Los Tres Miles traverse the main peaks of the Sierra Nevada

Robert Sharp describes his experiences on Los Tres Miles Integral trek in the Sierra Nevada, Spain

Los Tres Miles traverse the main peaks of the Sierra Nevada

So there we were, loaded up with 5 days of equipment and food. Richard, of Spanish Highs Mountain Guides, dropped us off at the trailhead near the Ventura Hut at 2250m above the town of Lanjaron in the Alpujarra region of Andalucia, Spain.

The skies were blue and clear as we made our way  onwards.  There was a real feeling of "getting away from it all". Within 15 minutes we arrived at the ruined Ventura Hut. Pushing on, we climbed steadily uphill for a further 3.5 hours before arriving at the Laguna de Caballo where we stopped for the night.

This is an ideal situation. The small lakeside location  provides bivouac shelters with magnificent views of the Lanjaron valley northwards towards Veleta. Before settling down for our evening meal we made the steep climb up the Cerro de Caballo, a 300m ascent from the lake.

Next morning was glorious as we ascended to the col north of Caballo and trekked along the ridgeline  passing over the peaks of Tajos Altos and the Cartujo. Then, after a short scramble, we reached the Elorietta refugio, a ruined hut. Patches of snow were met and instead of traversing the ridge of Tajos de la Virgen we descended leftwards (NW) towards the Lagunillas. Here there was sections of steep and hard snow requiring the use of crampons and ice axe. This is a bad spot in avalanche conditions.

This was followed by a steep ascent up an old ski piste before arriving at the Cariguela Hut, a pleasant spot to spend the second night out perched on the Col de Caiguela below the peak of Veleta. The hut has places for about 20 people. It had been a very hard day of 8hrs trekking, involving much ups and downs.

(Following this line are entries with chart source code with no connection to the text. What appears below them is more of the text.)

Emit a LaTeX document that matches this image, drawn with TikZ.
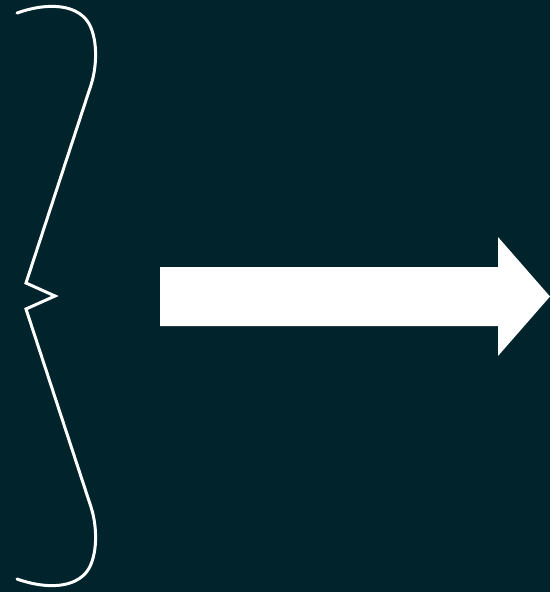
\documentclass[tikz,border=0pt]{standalone}
\definecolor{bgteal}{RGB}{1,35,43}
\tikzset{
  bracestyle/.style={draw=white, line width=3pt, line join=miter, line cap=round},
  blockarrow/.style={fill=white, draw=none}
}
\begin{document}
\begin{tikzpicture}[x=1pt,y=-1pt]
  \fill[bgteal] (0,0) rectangle (550,592);
  \useasboundingbox (0,0) rectangle (550,592);
  % curly brace
  \draw[bracestyle] (17,13) .. controls (45,3) and (75,3) .. (88,22)
    .. controls (97,36) and (98,63) .. (91,85)
    -- (26,283) -- (55,296) -- (26,309) -- (91,507)
    .. controls (98,529) and (97,556) .. (88,570)
    .. controls (75,589) and (45,589) .. (17,579);
  % block arrow
  \path[blockarrow] (160,267) -- (498,267) -- (498,237) -- (550,296.5)
    -- (498,356) -- (498,326) -- (160,326) -- cycle;
\end{tikzpicture}
\end{document}
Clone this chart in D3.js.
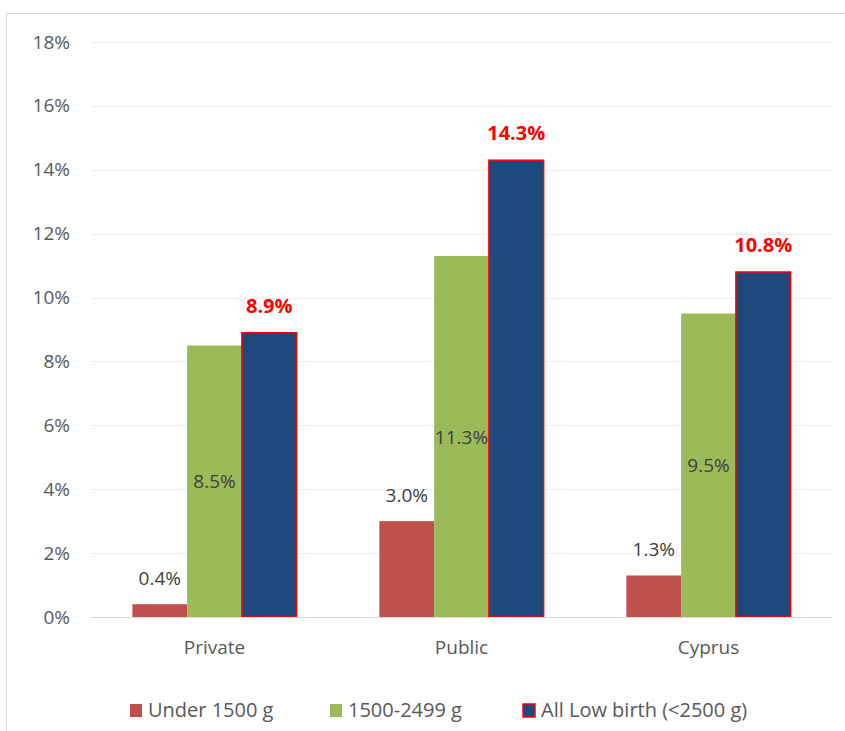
<!DOCTYPE html>
<html>
<head>
<meta charset="utf-8">
<script src="https://cdn.jsdelivr.net/npm/d3@7"></script>
<style>
  body { margin: 0; background: #fff; }
  text { font-family: "Open Sans", "Liberation Sans", sans-serif; }
</style>
</head>
<body>
<script>
var categories = ["Private", "Public", "Cyprus"];
var seriesNames = ["Under 1500 g", "1500-2499 g", "All Low birth (<2500 g)"];
var under1500 = [0.4, 3.0, 1.3];
var from1500to2499 = [8.5, 11.3, 9.5];
var allLowBirth = [8.9, 14.3, 10.8];
var yTicks = [0, 2, 4, 6, 8, 10, 12, 14, 16, 18];

var colors = ["#c0504d", "#9bbb59", "#1f497d"];
var seriesValues = [under1500, from1500to2499, allLowBirth];

var width = 845, height = 731;
var margin = { left: 91, right: 13, top: 42, bottom: 114 };

var svg = d3.select("body").append("svg")
    .attr("width", width)
    .attr("height", height);

// outer chart border
svg.append("rect")
    .attr("x", 6.5).attr("y", 13.5)
    .attr("width", width + 10).attr("height", height + 10)
    .attr("fill", "none")
    .attr("stroke", "#d9d9d9");

var x = d3.scaleBand()
    .domain(categories)
    .range([margin.left, width - margin.right])
    .paddingInner(0.335)
    .paddingOuter(0.1675);

var xs = d3.scaleBand()
    .domain(d3.range(3))
    .range([0, x.bandwidth()]);

var y = d3.scaleLinear()
    .domain([0, 18])
    .range([height - margin.bottom, margin.top]);

// gridlines
svg.append("g").selectAll("line")
    .data(yTicks.slice(1))
    .enter().append("line")
    .attr("x1", margin.left).attr("x2", width - margin.right)
    .attr("y1", function (d) { return Math.round(y(d)) + 0.5; })
    .attr("y2", function (d) { return Math.round(y(d)) + 0.5; })
    .attr("stroke", "#ededed");

// y axis labels
var yAxis = d3.axisLeft(y)
    .tickValues(yTicks)
    .tickFormat(function (d) { return d + "%"; })
    .tickSize(0)
    .tickPadding(21);

var yg = svg.append("g")
    .attr("transform", "translate(" + margin.left + ",0)")
    .call(yAxis);
yg.select(".domain").remove();
yg.selectAll("text")
    .attr("fill", "#595959")
    .style("font-size", "19px");

// bars
var groups = svg.append("g").selectAll("g")
    .data(categories)
    .enter().append("g")
    .attr("transform", function (d) { return "translate(" + x(d) + ",0)"; });

seriesValues.forEach(function (vals, s) {
    groups.append("rect")
        .attr("x", xs(s))
        .attr("y", function (d, i) { return y(vals[i]); })
        .attr("width", xs.bandwidth())
        .attr("height", function (d, i) { return y(0) - y(vals[i]); })
        .attr("fill", colors[s])
        .attr("stroke", s === 2 ? "#ff0000" : "none")
        .attr("stroke-width", 1.5);
});

// x axis line
svg.append("line")
    .attr("x1", margin.left).attr("x2", width - margin.right)
    .attr("y1", y(0) + 0.5).attr("y2", y(0) + 0.5)
    .attr("stroke", "#d9d9d9");

// x labels
var xAxis = d3.axisBottom(x).tickSize(0).tickPadding(24);
var xg = svg.append("g")
    .attr("transform", "translate(0," + y(0) + ")")
    .call(xAxis);
xg.select(".domain").remove();
xg.selectAll("text")
    .attr("fill", "#595959")
    .style("font-size", "19px");

// data labels
groups.append("text")
    .attr("x", xs(0) + xs.bandwidth() / 2)
    .attr("y", function (d, i) { return y(under1500[i]) - 19; })
    .attr("text-anchor", "middle")
    .attr("fill", "#404040")
    .style("font-size", "19px")
    .text(function (d, i) { return under1500[i].toFixed(1) + "%"; });

groups.append("text")
    .attr("x", xs(1) + xs.bandwidth() / 2)
    .attr("y", function (d, i) { return y(from1500to2499[i] / 2) + 7; })
    .attr("text-anchor", "middle")
    .attr("fill", "#404040")
    .style("font-size", "19px")
    .text(function (d, i) { return from1500to2499[i].toFixed(1) + "%"; });

groups.append("text")
    .attr("x", xs(2) + xs.bandwidth() / 2)
    .attr("y", function (d, i) { return y(allLowBirth[i]) - 20; })
    .attr("text-anchor", "middle")
    .attr("fill", "#ff0000")
    .style("font-size", "20px")
    .style("font-weight", "bold")
    .text(function (d, i) { return allLowBirth[i].toFixed(1) + "%"; });

// legend
var legendX = [130, 330, 523];
var legend = svg.append("g").selectAll("g")
    .data(seriesNames)
    .enter().append("g")
    .attr("transform", function (d, i) { return "translate(" + legendX[i] + ",704)"; });

legend.append("rect")
    .attr("width", 12).attr("height", 13)
    .attr("fill", function (d, i) { return colors[i]; })
    .attr("stroke", function (d, i) { return i === 2 ? "#ff0000" : "none"; })
    .attr("stroke-width", 1.5);

legend.append("text")
    .attr("x", 18).attr("y", 13)
    .attr("fill", "#595959")
    .style("font-size", "20px")
    .text(function (d) { return d; });
</script>
</body>
</html>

Day 3 was spent getting to the marvellous campsite of Siete Lagunas. This was an easy enough walk along the old road, a mild ascent of Loma Pelada and a descent to the Laguna de la Caldera. Unfortunately the ascent of the west flank of Mulhacen still had to be done. Mulhacen is the highest mountain in Spain at 3481m, and it certainly felt it as we slowly and breathlessly plodded our way up the steep hillside!

Arriving at the summit the clouds came in and the achievement was somewhat tainted. We descended the east ridge to Siete Lagunas in thick mist and some light rain. Overnight light rain fell steadily.

What a difference when we woke the following morning! Clear skies and the rising sun shining directly into the tent. Fantastic. After a quick breakfast we were off at 8am with light packs to bag the summit of Alcazaba, the 3rd highest summit here at approx 3200m. Lots of easy angled snow   up to the summit followed by an exciting descent through the crags to the highest of the 7 Lakes (Siera Lagunas). An easy walk back brought us to the campsite. A rapid packing of gear followed and then we were off again, skirting Alcazaba's east face and heading over the Puntal de Vacares  to the Laguna de Vacares where we stopped for the night.

This is a lonely, eerie spot. Very cold and isolated. I was glad next day when we started walking again. On over the remaining mountains we trekked until we reached the final 3000m summit, the Pico de Jerez. I don't remember the descent because it is long, tiring and never ends! We passed the Postero Alto hut and continued on for another 2 hours before we reached the town of Jerez de Marsquesado at dusk, where our transport was duly waiting to take us on the 2 hr drive back to Lanjaron for a few (many) vinos.

A great traverse. Hardly saw anybody in the 5 days. I can imagine this is a great winter trip? Much more difficult so my mates and I I will be heading back March 2009. The feeling of remoteness combined with the brilliant views made this a trip to remember.